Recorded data
|---|

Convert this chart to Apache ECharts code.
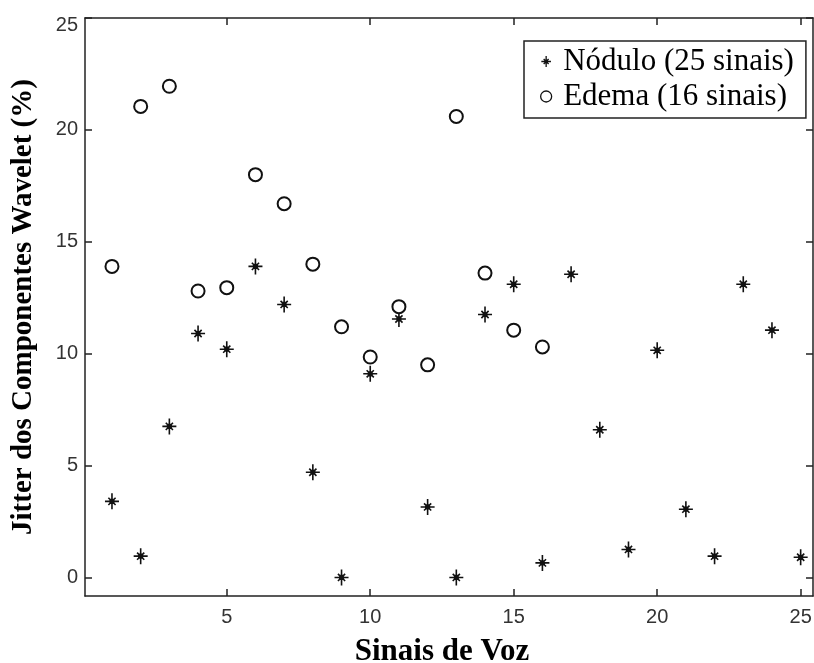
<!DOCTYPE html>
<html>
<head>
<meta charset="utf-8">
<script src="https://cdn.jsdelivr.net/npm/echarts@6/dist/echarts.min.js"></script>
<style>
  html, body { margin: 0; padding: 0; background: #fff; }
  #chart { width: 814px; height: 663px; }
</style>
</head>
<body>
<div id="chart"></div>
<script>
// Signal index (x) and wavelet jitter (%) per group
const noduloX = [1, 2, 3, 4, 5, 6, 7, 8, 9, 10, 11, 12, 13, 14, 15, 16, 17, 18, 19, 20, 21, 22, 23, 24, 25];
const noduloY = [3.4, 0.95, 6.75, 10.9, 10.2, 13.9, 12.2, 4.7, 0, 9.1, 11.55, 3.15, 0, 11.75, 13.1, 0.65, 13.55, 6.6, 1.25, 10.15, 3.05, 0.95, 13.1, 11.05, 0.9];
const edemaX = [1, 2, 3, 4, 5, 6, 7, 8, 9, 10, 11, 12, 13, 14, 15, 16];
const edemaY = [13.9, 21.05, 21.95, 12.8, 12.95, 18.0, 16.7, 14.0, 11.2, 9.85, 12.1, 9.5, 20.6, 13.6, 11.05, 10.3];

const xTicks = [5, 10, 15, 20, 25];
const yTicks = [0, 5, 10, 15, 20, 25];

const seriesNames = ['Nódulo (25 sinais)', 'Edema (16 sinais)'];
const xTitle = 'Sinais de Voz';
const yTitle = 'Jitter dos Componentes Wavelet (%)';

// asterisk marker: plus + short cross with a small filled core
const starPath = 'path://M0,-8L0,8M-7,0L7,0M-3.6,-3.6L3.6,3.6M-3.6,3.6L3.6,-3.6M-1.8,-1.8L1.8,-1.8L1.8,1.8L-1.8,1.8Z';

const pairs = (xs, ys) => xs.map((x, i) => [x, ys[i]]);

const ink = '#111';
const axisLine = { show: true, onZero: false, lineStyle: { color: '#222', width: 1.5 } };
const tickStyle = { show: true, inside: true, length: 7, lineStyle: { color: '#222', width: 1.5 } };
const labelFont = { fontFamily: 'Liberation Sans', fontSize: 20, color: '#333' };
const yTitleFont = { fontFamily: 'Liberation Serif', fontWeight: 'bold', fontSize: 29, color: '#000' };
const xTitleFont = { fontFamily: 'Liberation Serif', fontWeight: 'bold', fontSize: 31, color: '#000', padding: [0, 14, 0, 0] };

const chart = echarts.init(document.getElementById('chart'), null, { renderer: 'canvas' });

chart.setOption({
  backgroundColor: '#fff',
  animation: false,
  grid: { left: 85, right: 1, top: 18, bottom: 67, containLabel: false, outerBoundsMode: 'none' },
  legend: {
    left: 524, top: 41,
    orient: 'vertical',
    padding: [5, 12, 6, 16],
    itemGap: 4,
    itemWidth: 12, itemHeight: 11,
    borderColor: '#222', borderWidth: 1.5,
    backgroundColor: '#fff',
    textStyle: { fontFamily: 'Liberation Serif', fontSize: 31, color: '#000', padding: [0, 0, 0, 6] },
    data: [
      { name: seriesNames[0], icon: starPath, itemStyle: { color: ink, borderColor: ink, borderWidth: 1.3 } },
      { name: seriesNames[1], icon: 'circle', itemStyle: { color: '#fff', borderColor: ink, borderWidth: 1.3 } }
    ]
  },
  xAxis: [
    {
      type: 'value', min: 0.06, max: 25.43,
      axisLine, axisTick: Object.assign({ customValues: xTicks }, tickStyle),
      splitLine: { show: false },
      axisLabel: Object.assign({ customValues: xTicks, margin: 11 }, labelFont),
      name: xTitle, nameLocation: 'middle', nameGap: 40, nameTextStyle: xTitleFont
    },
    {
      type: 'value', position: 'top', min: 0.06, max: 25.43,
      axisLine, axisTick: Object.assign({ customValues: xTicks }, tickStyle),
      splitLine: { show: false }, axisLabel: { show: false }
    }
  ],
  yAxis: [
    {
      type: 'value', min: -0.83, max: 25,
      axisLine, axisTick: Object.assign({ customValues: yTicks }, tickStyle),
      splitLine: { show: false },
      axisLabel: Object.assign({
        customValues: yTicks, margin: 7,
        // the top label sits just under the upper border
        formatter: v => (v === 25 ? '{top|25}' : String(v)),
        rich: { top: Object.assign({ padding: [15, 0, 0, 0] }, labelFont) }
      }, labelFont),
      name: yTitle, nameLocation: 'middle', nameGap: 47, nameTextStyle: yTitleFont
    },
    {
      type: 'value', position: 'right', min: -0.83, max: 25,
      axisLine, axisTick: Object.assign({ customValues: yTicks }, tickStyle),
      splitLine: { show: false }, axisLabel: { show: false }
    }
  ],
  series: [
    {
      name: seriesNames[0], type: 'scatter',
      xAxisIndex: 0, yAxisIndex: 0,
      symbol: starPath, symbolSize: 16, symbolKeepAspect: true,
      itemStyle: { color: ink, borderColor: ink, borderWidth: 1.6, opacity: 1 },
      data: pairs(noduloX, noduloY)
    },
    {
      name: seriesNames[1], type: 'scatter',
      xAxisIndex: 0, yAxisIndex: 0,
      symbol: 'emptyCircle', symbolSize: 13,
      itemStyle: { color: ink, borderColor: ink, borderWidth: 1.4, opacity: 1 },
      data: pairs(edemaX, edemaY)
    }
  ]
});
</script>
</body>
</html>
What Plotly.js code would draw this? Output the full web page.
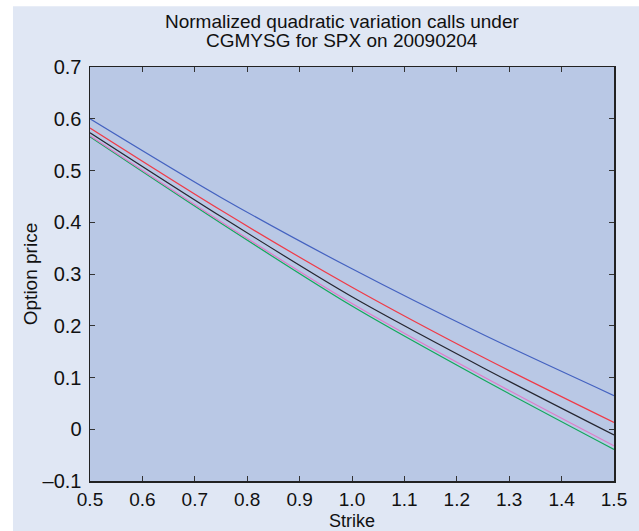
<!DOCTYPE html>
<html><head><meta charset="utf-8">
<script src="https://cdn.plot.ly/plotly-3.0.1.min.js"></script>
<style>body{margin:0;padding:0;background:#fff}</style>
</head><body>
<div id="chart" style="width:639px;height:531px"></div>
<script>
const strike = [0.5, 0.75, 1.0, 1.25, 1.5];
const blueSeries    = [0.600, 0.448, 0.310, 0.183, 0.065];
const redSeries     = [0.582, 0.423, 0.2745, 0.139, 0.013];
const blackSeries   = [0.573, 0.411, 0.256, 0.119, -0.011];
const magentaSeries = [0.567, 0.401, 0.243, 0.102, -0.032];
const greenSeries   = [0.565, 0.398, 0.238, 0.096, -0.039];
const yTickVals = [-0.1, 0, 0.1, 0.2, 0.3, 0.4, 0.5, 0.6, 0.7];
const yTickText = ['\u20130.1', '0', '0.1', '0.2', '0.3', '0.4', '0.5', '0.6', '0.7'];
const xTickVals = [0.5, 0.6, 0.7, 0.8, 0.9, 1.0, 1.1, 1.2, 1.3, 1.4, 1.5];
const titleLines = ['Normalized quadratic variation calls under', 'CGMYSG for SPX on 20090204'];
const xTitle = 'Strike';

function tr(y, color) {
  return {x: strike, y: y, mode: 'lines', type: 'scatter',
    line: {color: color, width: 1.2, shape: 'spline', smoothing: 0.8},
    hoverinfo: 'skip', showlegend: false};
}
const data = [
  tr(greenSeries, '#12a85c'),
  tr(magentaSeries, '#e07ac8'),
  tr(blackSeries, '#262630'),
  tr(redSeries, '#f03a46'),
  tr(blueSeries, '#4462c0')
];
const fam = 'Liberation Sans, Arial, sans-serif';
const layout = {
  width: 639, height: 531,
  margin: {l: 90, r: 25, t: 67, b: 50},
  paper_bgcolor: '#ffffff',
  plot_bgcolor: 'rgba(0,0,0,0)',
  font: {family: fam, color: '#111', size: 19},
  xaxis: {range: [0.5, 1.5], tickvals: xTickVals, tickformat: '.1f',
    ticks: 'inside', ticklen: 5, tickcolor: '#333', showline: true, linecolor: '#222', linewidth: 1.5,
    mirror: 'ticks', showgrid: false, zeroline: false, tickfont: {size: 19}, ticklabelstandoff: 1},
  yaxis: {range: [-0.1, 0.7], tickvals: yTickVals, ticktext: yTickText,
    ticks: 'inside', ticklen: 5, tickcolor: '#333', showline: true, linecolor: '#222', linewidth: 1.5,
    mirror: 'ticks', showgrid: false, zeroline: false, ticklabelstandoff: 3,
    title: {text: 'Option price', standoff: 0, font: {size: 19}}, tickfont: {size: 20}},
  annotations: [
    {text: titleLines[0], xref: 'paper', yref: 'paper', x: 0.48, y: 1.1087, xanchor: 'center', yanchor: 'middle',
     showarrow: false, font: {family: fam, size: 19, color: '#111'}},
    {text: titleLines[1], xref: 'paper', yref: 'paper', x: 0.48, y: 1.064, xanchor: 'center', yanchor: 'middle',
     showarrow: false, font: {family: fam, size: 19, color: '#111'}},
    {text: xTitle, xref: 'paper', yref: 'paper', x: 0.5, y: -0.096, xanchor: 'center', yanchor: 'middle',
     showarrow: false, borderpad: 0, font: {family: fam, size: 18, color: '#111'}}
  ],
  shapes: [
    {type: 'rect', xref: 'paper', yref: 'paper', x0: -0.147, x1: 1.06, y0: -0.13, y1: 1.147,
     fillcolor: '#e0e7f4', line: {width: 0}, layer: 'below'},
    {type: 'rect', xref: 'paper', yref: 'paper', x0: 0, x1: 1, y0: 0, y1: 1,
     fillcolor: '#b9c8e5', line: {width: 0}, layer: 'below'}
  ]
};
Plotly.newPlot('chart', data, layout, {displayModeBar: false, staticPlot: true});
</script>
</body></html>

|---|

YOUR GOAL
Copy out each line of the records that holds the string "code".

TASK RESULT
Convert this chart to Apache ECharts code.
What Plotly.js code would draw this? Output the full web page.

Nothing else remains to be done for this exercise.